Several factors make this an extremely difficult case, according to Greene. "This is one of the most complicated situations I've seen and I've done these cases for a long time," he said.

Valieva and the IOC could come to an agreement in which she willingly accepts a sanction, including a warning, Greene said. If not, the case will go to a panel of the Anti-Doping Division of the Court of Arbitration for Sport (CAS), which hears urgent cases on-site in Beijing.

CAS will likely rule on two questions in Beijing: Whether to strip the Russians of the team medal and whether Valieva can compete in the singles event.

But the case is further complicated by Valieva's age. Because she is under 16, she is considered a "protected person." This means that her case does not have to be reported. "If she were a normal minor in a case not involving the Olympics and not the greatest in the world at her sport, it probably would never get announced," Greene said.

It also means that she could get a lower sanction. Instead of a four-year ban, Valieva could receive anything from a warning to two years, according to both Jacobs and Greene.

What does this mean for the team competition?

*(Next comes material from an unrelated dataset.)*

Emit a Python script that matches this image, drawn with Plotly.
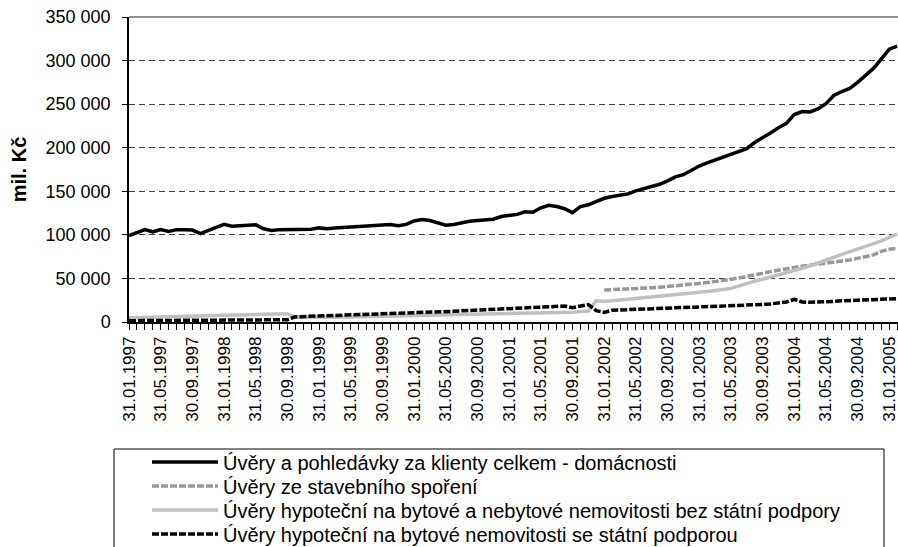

Here's where it gets even trickier. If the Russians were stripped of their gold medal, Team USA would move up to gold, Japan would receive silver and Canada would win bronze. But, according to Greene, there is a possibility that Valieva could lose her medal, but the other five Russian skaters could keep theirs.

ISU rules say that a doping violation committed by a member of a team "in connection with an in-competition test automatically leads to disqualification of the result obtained by the team." However, it is not clear whether Valieva's test was in-competition or not.

How does this affect the women's competition?

If Valieva were disqualified, Russia would lose its chance to become the first country to sweep the women's figure skating podium. Her teammates Anna Shcherbakova and Alexandra Trusova would become the new medal favorites, while Japan's Kaori Sakamoto and Team USA's Alysa Liu could also be contenders.

When will we know?

It's hard to say, but Jacobs expects it to be soon. "I would anticipate that this whole thing will move very quickly," he told ESPN. "If it is actually a positive test that impacts medals, which it seems like it is, I would expect CAS will have a result within 24 hours."

Both WADA and Valieva can appeal CAS decisions. Valieva could be allowed to compete at the Olympics and receive a sanction later on appeal. "Anything that happens at the Olympics won't necessarily be a final decision," said Greene.